Saturday, July 8, 2017


Okay, so I’m not saying that my mom intended to teach us theology when I was five years old; but listen to this story and make up your own mind.

My brother and sister and I would  ask her to draw something. She’d sit down and we’d gather at the kitchen table and stand close, craning our necks, waiting for the magic to start. Suddenly, countless quick lines would began to pour from her pencil onto the paper, looking at first like threads for a spider web; then they would quickly arrange themselves as if by magic, into a nose, a pair of eyes, a mouth. We would stand mute, entranced. We never tired of watching this almost divine trick: she could create people out of nothing. But that’s not the theology part -- that came next.

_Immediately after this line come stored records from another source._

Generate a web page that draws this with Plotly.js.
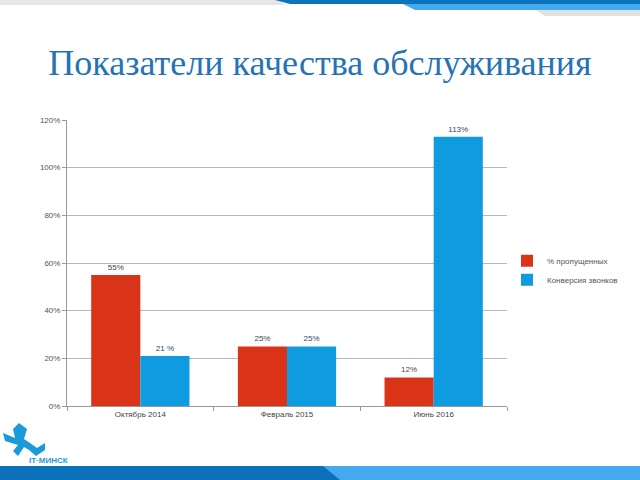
<!DOCTYPE html>
<html>
<head>
<meta charset="utf-8">
<script src="https://cdn.plot.ly/plotly-3.0.1.min.js"></script>
<style>html,body{margin:0;padding:0;background:#fff;}#chart{width:640px;height:480px;}</style>
</head>
<body>
<div id="chart"></div>
<script>
const categories = ["Октябрь 2014", "Февраль 2015", "Июнь 2016"];
const missedPct = [0.55, 0.25, 0.12];
const missedLabels = ["55%", "25%", "12%"];
const conversionPct = [0.21, 0.25, 1.13];
const conversionLabels = ["21 %", "25%", "113%"];
const seriesNames = ["% пропущенных", "Конверсия звонков"];
const yTickVals = [0, 0.2, 0.4, 0.6, 0.8, 1.0, 1.2];
const yTickText = ["0%", "20%", "40%", "60%", "80%", "100%", "120%"];

const L = 67, R = 507, T = 120, B = 406;
const px = x => (x - L) / (R - L);
const py = y => (B - y) / (B - T);
function path(pts) {
  return "M" + pts.map(p => px(p[0]) + "," + py(p[1])).join(" L") + " Z";
}

const traces = [
  {type: "bar", name: seriesNames[0], x: categories, y: missedPct, text: missedLabels,
   textposition: "outside", cliponaxis: false,
   textfont: {family: "Liberation Sans, Arial, sans-serif", size: 8, color: "#444"},
   marker: {color: "#d93418"}},
  {type: "bar", name: seriesNames[1], x: categories, y: conversionPct, text: conversionLabels,
   textposition: "outside", cliponaxis: false,
   textfont: {family: "Liberation Sans, Arial, sans-serif", size: 8, color: "#2b4a66"},
   marker: {color: "#0e9be0"}}
];

const shapes = [
  {type: "path", xref: "paper", yref: "paper", path: path([[0,0],[280,0],[285,5],[0,5]]), fillcolor: "#e6e6e6", line: {width: 0}, layer: "below"},
  {type: "path", xref: "paper", yref: "paper", path: path([[520,0],[640,0],[640,16],[545,16]]), fillcolor: "#e2e2e2", line: {width: 0}, layer: "below"},
  {type: "path", xref: "paper", yref: "paper", path: path([[395,0],[640,0],[640,10],[415,10]]), fillcolor: "#45a9ef", line: {width: 0}, layer: "below"},
  {type: "path", xref: "paper", yref: "paper", path: path([[275,0],[640,0],[640,4],[290,4]]), fillcolor: "#0a74bd", line: {width: 0}, layer: "below"},
  {type: "path", xref: "paper", yref: "paper", path: path([[0,466],[640,466],[640,480],[0,480]]), fillcolor: "#45a9ef", line: {width: 0}, layer: "below"},
  {type: "path", xref: "paper", yref: "paper", path: path([[0,466],[323,466],[340,480],[0,480]]), fillcolor: "#0b71b8", line: {width: 0}, layer: "below"},
  {type: "path", xref: "paper", yref: "paper", path: path([[19,423],[27,429],[24,439],[30,443],[37,448],[45,443],[45,450],[36,456],[29,450],[24,447],[18,456],[13,451],[18,445],[5,441],[3,433],[15,438],[13,429]]), fillcolor: "#1a9ad9", line: {width: 0}}
];

const layout = {
  width: 640, height: 480,
  margin: {l: L, r: 640 - R, t: T, b: 480 - B},
  paper_bgcolor: "#ffffff", plot_bgcolor: "#ffffff",
  title: {text: "Показатели качества обслуживания", x: 0.5, xref: "container", xanchor: "center",
          y: 1 - 62/480, yanchor: "middle",
          font: {family: "Liberation Serif, Times New Roman, serif", size: 36, color: "#2673b4"}},
  bargap: 0.33, bargroupgap: 0,
  barmode: "group",
  showlegend: true,
  legend: {x: 1.0, y: 0.475, xanchor: "left", yanchor: "middle", bgcolor: "rgba(0,0,0,0)",
           font: {family: "Liberation Sans, Arial, sans-serif", size: 8, color: "#555"},
           itemwidth: 30, tracegroupgap: 0},
  xaxis: {type: "category", showline: true, linecolor: "#999", linewidth: 1, showgrid: false,
          ticks: "outside", tickson: "boundaries", ticklen: 4, tickcolor: "#999",
          tickfont: {family: "Liberation Sans, Arial, sans-serif", size: 8, color: "#444"}},
  yaxis: {range: [0, 1.2], tickvals: yTickVals, ticktext: yTickText, showline: true, linecolor: "#999", linewidth: 1,
          showgrid: true, gridcolor: "#b8b8b8", gridwidth: 1, ticks: "outside", ticklen: 4, tickcolor: "#999",
          zeroline: false,
          tickfont: {family: "Liberation Sans, Arial, sans-serif", size: 8, color: "#555"}},
  shapes: shapes,
  annotations: [
    {xref: "paper", yref: "paper", x: px(27), y: py(460), text: "<b>IT·МИНСК</b>", showarrow: false,
     xanchor: "left", yanchor: "middle", font: {family: "Liberation Sans, Arial, sans-serif", size: 8, color: "#1a9ad9"}}
  ]
};

Plotly.newPlot("chart", traces, layout, {displayModeBar: false, staticPlot: true});
</script>
</body>
</html>
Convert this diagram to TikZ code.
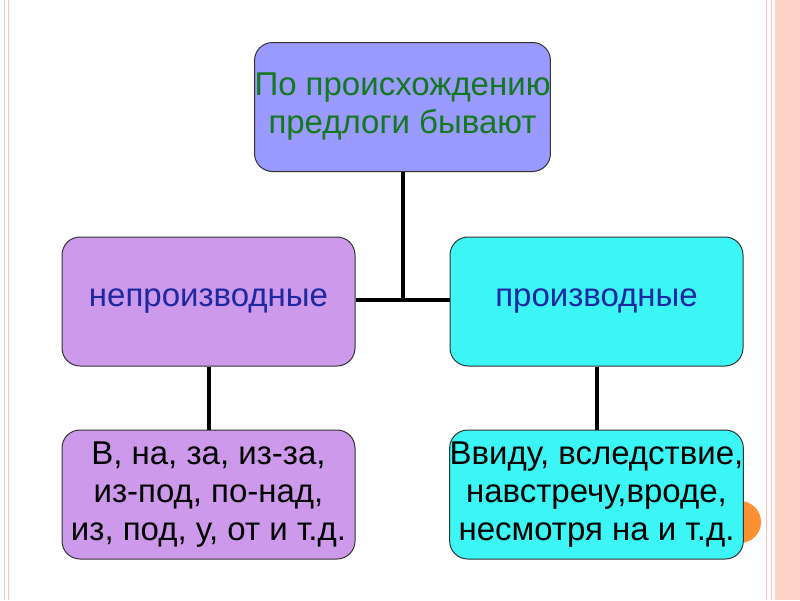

After the outline of the sketch was completed, she would go back to fill in the shadows. Her trained artist’s hand would swiftly darken the right areas until, one after another, the parts of the flat, two-dimensional figure would start to come to life: the head became round, the eyes sank into their sockets (I used to stare at them, willing them to blink), the lips became full, the nose stood out from the rounded cheeks. A powerful, warm sense of satisfaction would always flood my soul as I watched how the dark parts made the sketch complete.

Mind you, I was a pretty normal kid. I liked playing catch and riding on swings and playing in dirt and rummaging through my oldest brother’s private stuff, and at the time I didn’t know much about pain and suffering and evil. Yet I knew instinctively that there was something mysterious and beautiful in the way the shadows caused the rest of the drawing to come to life. And each time I watched my mother draw, the lesson sank in a little deeper: the dark parts are the important secret ingredient of reality, they give it a quality if wouldn't otherwise have.

That was decades ago. Sorrows and sins and suffering have drawn plenty of dark lines into my life, and the agony of grief has etched deep shadows against the joy, the love, and the satisfaction that have characterized my life. Part of me is still standing at the kitchen table, marveling at the way the Artist uses mysterious black shadows to shape me into the person He wants me to be.